THE REQUEST:
Extract the full listing verbatim and drop any pictures from your copy.
>> START SUPPLIED MATERIAL
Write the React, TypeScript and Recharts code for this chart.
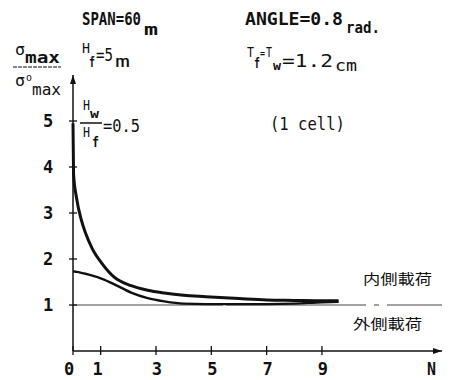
import { LineChart, Line, XAxis, YAxis, ReferenceLine, ReferenceDot } from "recharts";

// N (number of stiffeners) and the stress ratio for both load cases
const nValues = [0, 0.02, 0.13, 0.3, 0.45, 0.7, 1.05, 1.5, 2.1, 2.7, 3.3, 4, 4.8, 6, 7, 8, 9, 9.6];
const innerLoad = [4.95, 3.85, 3.32, 2.85, 2.57, 2.22, 1.9, 1.6, 1.42, 1.32, 1.26, 1.21, 1.18, 1.14, 1.11, 1.1, 1.09, 1.09];
const outerLoad = [1.73, 1.73, 1.72, 1.7, 1.68, 1.64, 1.57, 1.45, 1.27, 1.15, 1.08, 1.03, 1.02, 1.02, 1.02, 1.03, 1.06, 1.07];
const xTicks = [0, 1, 3, 5, 7, 9];
const yTicks = [1, 2, 3, 4, 5];
const X_MAX = 13.34;
const Y_MAX = 6;

const data = nValues.map((n, i) => ({ n, inner: innerLoad[i], outer: outerLoad[i] }));

const INK = "#111";
const MONO = "'DejaVu Sans Mono', monospace";
const CJK = "'Noto Sans CJK JP', 'Noto Sans CJK SC', sans-serif";

const YTick = ({ x, y, payload }: any) => (
  <g>
    <line x1={x - 4} x2={x + 4} y1={y} y2={y} stroke={INK} strokeWidth={1.3} />
    <text x={x - 25} y={y + 6} textAnchor="middle" fontFamily={MONO} fontWeight={700} fontSize={17} fill={INK}>
      {payload.value}
    </text>
  </g>
);

const XTick = ({ x, y, payload }: any) => {
  const dx = payload.value === 0 ? -4 : payload.value === 1 ? -3 : 1;
  return (
    <g>
      <line x1={x} x2={x} y1={y - 5} y2={y + 4} stroke={INK} strokeWidth={1.3} />
      <text x={x + dx} y={y + 24} textAnchor="middle" fontFamily={MONO} fontWeight={700} fontSize={17} fill={INK}>
        {payload.value}
      </text>
    </g>
  );
};

const ArrowRight = ({ cx, cy }: any) => (
  <polygon points={`${cx},${cy} ${cx - 9},${cy - 3} ${cx - 9},${cy + 3}`} fill={INK} />
);
const ArrowUp = ({ cx, cy }: any) => (
  <polygon points={`${cx},${cy} ${cx - 3},${cy + 9} ${cx + 3},${cy + 9}`} fill={INK} />
);

function T({ x, y, w, size = 17, bold = false, family = MONO, children }: any) {
  return (
    <text
      x={x}
      y={y}
      fontSize={size}
      fontWeight={bold ? 700 : 400}
      fontFamily={family}
      fill={INK}
      textLength={w}
      lengthAdjust="spacingAndGlyphs"
    >
      {children}
    </text>
  );
}

export default function App() {
  return (
    <div style={{ position: "fixed", left: 0, top: 0, width: 456, height: 380, background: "#fff" }}>
      <LineChart width={456} height={380} data={data} margin={{ top: 75, right: 14, left: 0, bottom: 0 }}>
        <XAxis
          type="number"
          dataKey="n"
          domain={[0, X_MAX]}
          ticks={xTicks}
          height={29}
          tickSize={0}
          tickMargin={0}
          tickLine={false}
          axisLine={{ stroke: INK, strokeWidth: 1.5 }}
          tick={<XTick />}
        />
        <YAxis
          type="number"
          domain={[0, Y_MAX]}
          ticks={yTicks}
          width={73}
          tickSize={0}
          tickMargin={0}
          tickLine={false}
          axisLine={{ stroke: INK, strokeWidth: 1.5 }}
          tick={<YTick />}
        />
        <ReferenceLine y={1} stroke="#444" strokeWidth={1} strokeDasharray="150 3 140 8 5 8 60" />
        <ReferenceDot x={X_MAX} y={0} r={0} shape={<ArrowRight />} ifOverflow="visible" />
        <ReferenceDot x={0} y={Y_MAX} r={0} shape={<ArrowUp />} ifOverflow="visible" />
        <Line
          type="monotone"
          dataKey="inner"
          name="内側載荷"
          stroke={INK}
          strokeWidth={3}
          dot={false}
          isAnimationActive={false}
        />
        <Line
          type="monotone"
          dataKey="outer"
          name="外側載荷"
          stroke={INK}
          strokeWidth={2.4}
          dot={false}
          isAnimationActive={false}
        />
      </LineChart>

      <svg width={456} height={380} style={{ position: "absolute", left: 0, top: 0, pointerEvents: "none" }}>
        {/* header */}
        <T x={82} y={25} w={59} size={18} bold>SPAN=60</T>
        <T x={144} y={35} w={14} size={15} bold>m</T>
        <T x={245} y={25} w={98} size={18} bold>ANGLE=0.8</T>
        <T x={346} y={33} w={34} size={15} bold>rad.</T>

        <T x={82} y={53} w={8} size={14}>H</T>
        <T x={89} y={67} w={6} size={14} bold>f</T>
        <T x={96} y={61} w={17} size={17}>=5</T>
        <T x={115} y={67} w={15} size={15}>m</T>

        <T x={247} y={57} w={7} size={14}>T</T>
        <T x={254} y={68} w={6} size={14} bold>f</T>
        <T x={260} y={57} w={5} size={13}>=</T>
        <T x={266} y={57} w={6} size={14}>T</T>
        <T x={273} y={70} w={8} size={13} bold>w</T>
        <T x={282} y={67} w={51} size={18}>=1.2</T>
        <T x={335} y={71} w={22} size={15}>cm</T>

        {/* y axis title */}
        <T x={15} y={55} w={10} size={15}>σ</T>
        <T x={25} y={63} w={35} size={16} bold>max</T>
        <line x1={13} x2={61} y1={67} y2={67} stroke={INK} strokeWidth={1.2} strokeDasharray="4 1" />
        <T x={15} y={86} w={10} size={15}>σ</T>
        <T x={26} y={81} w={6} size={10}>o</T>
        <T x={32} y={95} w={29} size={15}>max</T>

        {/* Hw / Hf */}
        <T x={83} y={110} w={7} size={14}>H</T>
        <T x={90} y={118} w={9} size={13} bold>w</T>
        <line x1={80} x2={102} y1={123} y2={123} stroke={INK} strokeWidth={1.5} />
        <T x={103} y={132} w={37} size={17}>=0.5</T>
        <T x={83} y={137} w={7} size={14}>H</T>
        <T x={92} y={147} w={7} size={14} bold>f</T>

        <T x={270} y={130} w={75} size={17}>(1 cell)</T>

        <T x={363} y={284} w={69} size={14} family={CJK}>内側載荷</T>
        <T x={353} y={329} w={69} size={14} family={CJK}>外側載荷</T>
        <T x={427} y={375} w={9} size={17} bold>N</T>
      </svg>
    </div>
  );
}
>> END SUPPLIED MATERIAL
FINISHED ANSWER:
Write the React, TypeScript and Recharts code for this chart.
import { LineChart, Line, XAxis, YAxis, ReferenceLine, ReferenceDot } from "recharts";

// N (number of stiffeners) and the stress ratio for both load cases
const nValues = [0, 0.02, 0.13, 0.3, 0.45, 0.7, 1.05, 1.5, 2.1, 2.7, 3.3, 4, 4.8, 6, 7, 8, 9, 9.6];
const innerLoad = [4.95, 3.85, 3.32, 2.85, 2.57, 2.22, 1.9, 1.6, 1.42, 1.32, 1.26, 1.21, 1.18, 1.14, 1.11, 1.1, 1.09, 1.09];
const outerLoad = [1.73, 1.73, 1.72, 1.7, 1.68, 1.64, 1.57, 1.45, 1.27, 1.15, 1.08, 1.03, 1.02, 1.02, 1.02, 1.03, 1.06, 1.07];
const xTicks = [0, 1, 3, 5, 7, 9];
const yTicks = [1, 2, 3, 4, 5];
const X_MAX = 13.34;
const Y_MAX = 6;

const data = nValues.map((n, i) => ({ n, inner: innerLoad[i], outer: outerLoad[i] }));

const INK = "#111";
const MONO = "'DejaVu Sans Mono', monospace";
const CJK = "'Noto Sans CJK JP', 'Noto Sans CJK SC', sans-serif";

const YTick = ({ x, y, payload }: any) => (
  <g>
    <line x1={x - 4} x2={x + 4} y1={y} y2={y} stroke={INK} strokeWidth={1.3} />
    <text x={x - 25} y={y + 6} textAnchor="middle" fontFamily={MONO} fontWeight={700} fontSize={17} fill={INK}>
      {payload.value}
    </text>
  </g>
);

const XTick = ({ x, y, payload }: any) => {
  const dx = payload.value === 0 ? -4 : payload.value === 1 ? -3 : 1;
  return (
    <g>
      <line x1={x} x2={x} y1={y - 5} y2={y + 4} stroke={INK} strokeWidth={1.3} />
      <text x={x + dx} y={y + 24} textAnchor="middle" fontFamily={MONO} fontWeight={700} fontSize={17} fill={INK}>
        {payload.value}
      </text>
    </g>
  );
};

const ArrowRight = ({ cx, cy }: any) => (
  <polygon points={`${cx},${cy} ${cx - 9},${cy - 3} ${cx - 9},${cy + 3}`} fill={INK} />
);
const ArrowUp = ({ cx, cy }: any) => (
  <polygon points={`${cx},${cy} ${cx - 3},${cy + 9} ${cx + 3},${cy + 9}`} fill={INK} />
);

function T({ x, y, w, size = 17, bold = false, family = MONO, children }: any) {
  return (
    <text
      x={x}
      y={y}
      fontSize={size}
      fontWeight={bold ? 700 : 400}
      fontFamily={family}
      fill={INK}
      textLength={w}
      lengthAdjust="spacingAndGlyphs"
    >
      {children}
    </text>
  );
}

export default function App() {
  return (
    <div style={{ position: "fixed", left: 0, top: 0, width: 456, height: 380, background: "#fff" }}>
      <LineChart width={456} height={380} data={data} margin={{ top: 75, right: 14, left: 0, bottom: 0 }}>
        <XAxis
          type="number"
          dataKey="n"
          domain={[0, X_MAX]}
          ticks={xTicks}
          height={29}
          tickSize={0}
          tickMargin={0}
          tickLine={false}
          axisLine={{ stroke: INK, strokeWidth: 1.5 }}
          tick={<XTick />}
        />
        <YAxis
          type="number"
          domain={[0, Y_MAX]}
          ticks={yTicks}
          width={73}
          tickSize={0}
          tickMargin={0}
          tickLine={false}
          axisLine={{ stroke: INK, strokeWidth: 1.5 }}
          tick={<YTick />}
        />
        <ReferenceLine y={1} stroke="#444" strokeWidth={1} strokeDasharray="150 3 140 8 5 8 60" />
        <ReferenceDot x={X_MAX} y={0} r={0} shape={<ArrowRight />} ifOverflow="visible" />
        <ReferenceDot x={0} y={Y_MAX} r={0} shape={<ArrowUp />} ifOverflow="visible" />
        <Line
          type="monotone"
          dataKey="inner"
          name="内側載荷"
          stroke={INK}
          strokeWidth={3}
          dot={false}
          isAnimationActive={false}
        />
        <Line
          type="monotone"
          dataKey="outer"
          name="外側載荷"
          stroke={INK}
          strokeWidth={2.4}
          dot={false}
          isAnimationActive={false}
        />
      </LineChart>

      <svg width={456} height={380} style={{ position: "absolute", left: 0, top: 0, pointerEvents: "none" }}>
        {/* header */}
        <T x={82} y={25} w={59} size={18} bold>SPAN=60</T>
        <T x={144} y={35} w={14} size={15} bold>m</T>
        <T x={245} y={25} w={98} size={18} bold>ANGLE=0.8</T>
        <T x={346} y={33} w={34} size={15} bold>rad.</T>

        <T x={82} y={53} w={8} size={14}>H</T>
        <T x={89} y={67} w={6} size={14} bold>f</T>
        <T x={96} y={61} w={17} size={17}>=5</T>
        <T x={115} y={67} w={15} size={15}>m</T>

        <T x={247} y={57} w={7} size={14}>T</T>
        <T x={254} y={68} w={6} size={14} bold>f</T>
        <T x={260} y={57} w={5} size={13}>=</T>
        <T x={266} y={57} w={6} size={14}>T</T>
        <T x={273} y={70} w={8} size={13} bold>w</T>
        <T x={282} y={67} w={51} size={18}>=1.2</T>
        <T x={335} y={71} w={22} size={15}>cm</T>

        {/* y axis title */}
        <T x={15} y={55} w={10} size={15}>σ</T>
        <T x={25} y={63} w={35} size={16} bold>max</T>
        <line x1={13} x2={61} y1={67} y2={67} stroke={INK} strokeWidth={1.2} strokeDasharray="4 1" />
        <T x={15} y={86} w={10} size={15}>σ</T>
        <T x={26} y={81} w={6} size={10}>o</T>
        <T x={32} y={95} w={29} size={15}>max</T>

        {/* Hw / Hf */}
        <T x={83} y={110} w={7} size={14}>H</T>
        <T x={90} y={118} w={9} size={13} bold>w</T>
        <line x1={80} x2={102} y1={123} y2={123} stroke={INK} strokeWidth={1.5} />
        <T x={103} y={132} w={37} size={17}>=0.5</T>
        <T x={83} y={137} w={7} size={14}>H</T>
        <T x={92} y={147} w={7} size={14} bold>f</T>

        <T x={270} y={130} w={75} size={17}>(1 cell)</T>

        <T x={363} y={284} w={69} size={14} family={CJK}>内側載荷</T>
        <T x={353} y={329} w={69} size={14} family={CJK}>外側載荷</T>
        <T x={427} y={375} w={9} size={17} bold>N</T>
      </svg>
    </div>
  );
}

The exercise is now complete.